Written task — Spot each line that carries the word "chart"; copy those lines.

»»

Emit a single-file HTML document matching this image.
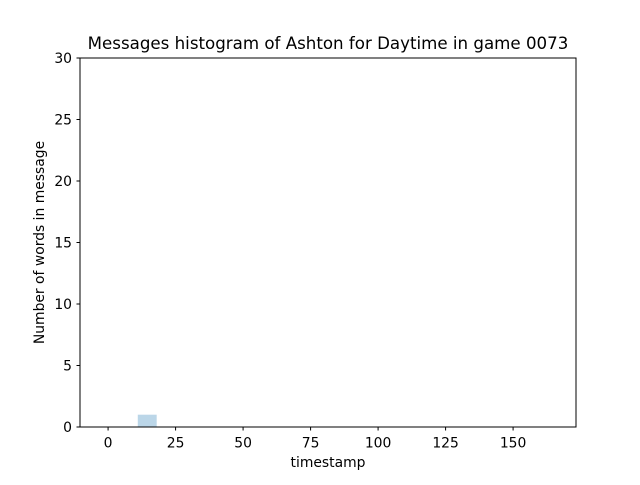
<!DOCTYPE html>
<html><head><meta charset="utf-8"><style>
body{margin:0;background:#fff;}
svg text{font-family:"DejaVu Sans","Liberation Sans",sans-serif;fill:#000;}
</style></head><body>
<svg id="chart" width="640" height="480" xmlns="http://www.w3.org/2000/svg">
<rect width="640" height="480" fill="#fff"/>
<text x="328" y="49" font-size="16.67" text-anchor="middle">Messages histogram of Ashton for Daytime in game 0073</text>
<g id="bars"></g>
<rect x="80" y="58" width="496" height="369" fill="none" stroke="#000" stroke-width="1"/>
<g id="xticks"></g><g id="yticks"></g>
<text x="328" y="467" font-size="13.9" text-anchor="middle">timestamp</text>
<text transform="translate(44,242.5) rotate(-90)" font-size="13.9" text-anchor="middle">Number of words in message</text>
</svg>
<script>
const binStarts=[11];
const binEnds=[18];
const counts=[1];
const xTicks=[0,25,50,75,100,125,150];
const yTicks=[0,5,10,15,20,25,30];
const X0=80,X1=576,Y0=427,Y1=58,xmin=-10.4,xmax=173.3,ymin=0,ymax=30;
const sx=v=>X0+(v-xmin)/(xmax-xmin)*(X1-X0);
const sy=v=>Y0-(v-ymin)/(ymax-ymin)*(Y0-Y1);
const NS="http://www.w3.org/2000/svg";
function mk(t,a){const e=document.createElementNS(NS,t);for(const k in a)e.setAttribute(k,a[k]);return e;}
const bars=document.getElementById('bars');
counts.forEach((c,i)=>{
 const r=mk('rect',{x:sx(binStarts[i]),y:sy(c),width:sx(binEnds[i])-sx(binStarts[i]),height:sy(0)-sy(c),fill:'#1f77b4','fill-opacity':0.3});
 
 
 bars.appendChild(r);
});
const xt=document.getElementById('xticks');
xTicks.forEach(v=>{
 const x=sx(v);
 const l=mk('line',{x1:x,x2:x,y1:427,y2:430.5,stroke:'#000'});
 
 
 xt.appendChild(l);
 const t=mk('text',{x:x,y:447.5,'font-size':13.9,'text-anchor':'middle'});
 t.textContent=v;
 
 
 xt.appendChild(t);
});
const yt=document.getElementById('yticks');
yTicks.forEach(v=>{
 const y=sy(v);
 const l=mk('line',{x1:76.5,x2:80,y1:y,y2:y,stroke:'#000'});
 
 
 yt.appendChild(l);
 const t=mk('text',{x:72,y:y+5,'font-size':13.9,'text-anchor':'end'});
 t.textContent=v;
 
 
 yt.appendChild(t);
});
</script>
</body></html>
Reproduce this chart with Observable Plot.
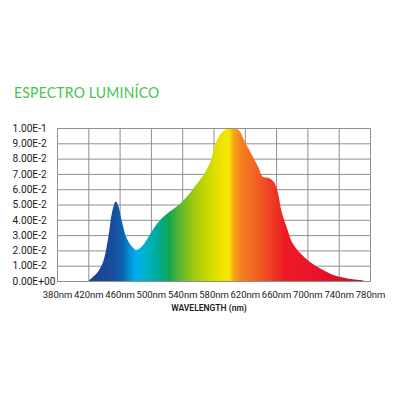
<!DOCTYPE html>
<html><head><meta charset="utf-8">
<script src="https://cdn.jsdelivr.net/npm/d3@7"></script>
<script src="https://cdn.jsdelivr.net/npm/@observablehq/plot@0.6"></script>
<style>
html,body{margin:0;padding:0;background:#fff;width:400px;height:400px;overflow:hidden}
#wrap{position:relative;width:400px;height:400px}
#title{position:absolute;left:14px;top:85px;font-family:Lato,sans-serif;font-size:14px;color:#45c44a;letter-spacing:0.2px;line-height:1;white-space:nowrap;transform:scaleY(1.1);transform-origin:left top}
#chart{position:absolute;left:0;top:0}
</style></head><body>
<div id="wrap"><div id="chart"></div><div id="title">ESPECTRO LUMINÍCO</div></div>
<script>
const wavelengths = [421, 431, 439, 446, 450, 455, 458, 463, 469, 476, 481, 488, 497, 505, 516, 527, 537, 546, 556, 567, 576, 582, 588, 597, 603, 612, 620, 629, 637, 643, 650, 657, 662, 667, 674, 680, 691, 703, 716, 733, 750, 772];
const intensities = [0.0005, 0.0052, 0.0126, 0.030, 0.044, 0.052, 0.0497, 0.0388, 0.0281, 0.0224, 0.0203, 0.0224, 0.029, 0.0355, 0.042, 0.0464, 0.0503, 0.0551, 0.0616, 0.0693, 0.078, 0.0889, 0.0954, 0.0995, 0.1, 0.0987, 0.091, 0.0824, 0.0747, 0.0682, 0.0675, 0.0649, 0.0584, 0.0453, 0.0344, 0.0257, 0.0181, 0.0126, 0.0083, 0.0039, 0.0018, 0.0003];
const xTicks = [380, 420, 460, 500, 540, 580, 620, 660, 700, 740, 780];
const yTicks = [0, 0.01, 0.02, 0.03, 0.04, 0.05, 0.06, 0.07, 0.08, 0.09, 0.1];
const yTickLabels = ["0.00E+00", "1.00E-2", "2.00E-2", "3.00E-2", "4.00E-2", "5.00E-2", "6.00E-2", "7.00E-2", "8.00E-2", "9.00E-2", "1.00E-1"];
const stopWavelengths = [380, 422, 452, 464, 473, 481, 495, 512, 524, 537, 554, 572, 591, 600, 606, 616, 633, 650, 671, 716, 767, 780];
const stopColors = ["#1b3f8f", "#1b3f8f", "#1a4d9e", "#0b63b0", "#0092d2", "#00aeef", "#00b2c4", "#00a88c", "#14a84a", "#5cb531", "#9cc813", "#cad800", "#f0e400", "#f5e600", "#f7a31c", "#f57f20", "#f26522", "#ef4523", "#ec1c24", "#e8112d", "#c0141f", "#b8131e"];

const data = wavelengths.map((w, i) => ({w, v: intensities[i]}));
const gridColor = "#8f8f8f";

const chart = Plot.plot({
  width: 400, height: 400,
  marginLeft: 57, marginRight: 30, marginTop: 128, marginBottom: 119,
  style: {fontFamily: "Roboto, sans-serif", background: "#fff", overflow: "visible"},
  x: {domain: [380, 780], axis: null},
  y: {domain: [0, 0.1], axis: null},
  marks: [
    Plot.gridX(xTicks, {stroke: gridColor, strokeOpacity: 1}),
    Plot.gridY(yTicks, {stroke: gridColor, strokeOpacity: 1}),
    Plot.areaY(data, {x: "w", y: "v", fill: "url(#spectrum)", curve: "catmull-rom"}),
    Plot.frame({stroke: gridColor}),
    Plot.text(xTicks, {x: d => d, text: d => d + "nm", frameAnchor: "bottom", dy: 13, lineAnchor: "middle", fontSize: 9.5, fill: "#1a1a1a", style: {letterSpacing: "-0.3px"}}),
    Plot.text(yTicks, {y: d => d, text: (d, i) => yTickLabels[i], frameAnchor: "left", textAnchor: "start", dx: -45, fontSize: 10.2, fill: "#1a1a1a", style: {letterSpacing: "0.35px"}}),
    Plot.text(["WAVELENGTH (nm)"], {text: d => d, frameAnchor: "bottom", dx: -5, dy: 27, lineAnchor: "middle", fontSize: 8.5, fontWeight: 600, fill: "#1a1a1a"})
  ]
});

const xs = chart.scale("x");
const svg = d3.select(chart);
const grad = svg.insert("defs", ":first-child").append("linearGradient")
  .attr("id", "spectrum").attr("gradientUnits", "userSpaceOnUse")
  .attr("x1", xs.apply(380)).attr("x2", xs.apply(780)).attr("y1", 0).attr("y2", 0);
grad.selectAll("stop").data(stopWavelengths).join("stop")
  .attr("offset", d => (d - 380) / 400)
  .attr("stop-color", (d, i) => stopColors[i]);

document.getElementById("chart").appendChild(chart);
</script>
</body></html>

««

Result for this exercise —
<svg id="chart" width="640" height="480" xmlns="http://www.w3.org/2000/svg">
Reproduce this chart with Observable Plot.
#chart{position:absolute;left:0;top:0}
<div id="wrap"><div id="chart"></div><div id="title">ESPECTRO LUMINÍCO</div></div>
const chart = Plot.plot({
const xs = chart.scale("x");
const svg = d3.select(chart);
document.getElementById("chart").appendChild(chart);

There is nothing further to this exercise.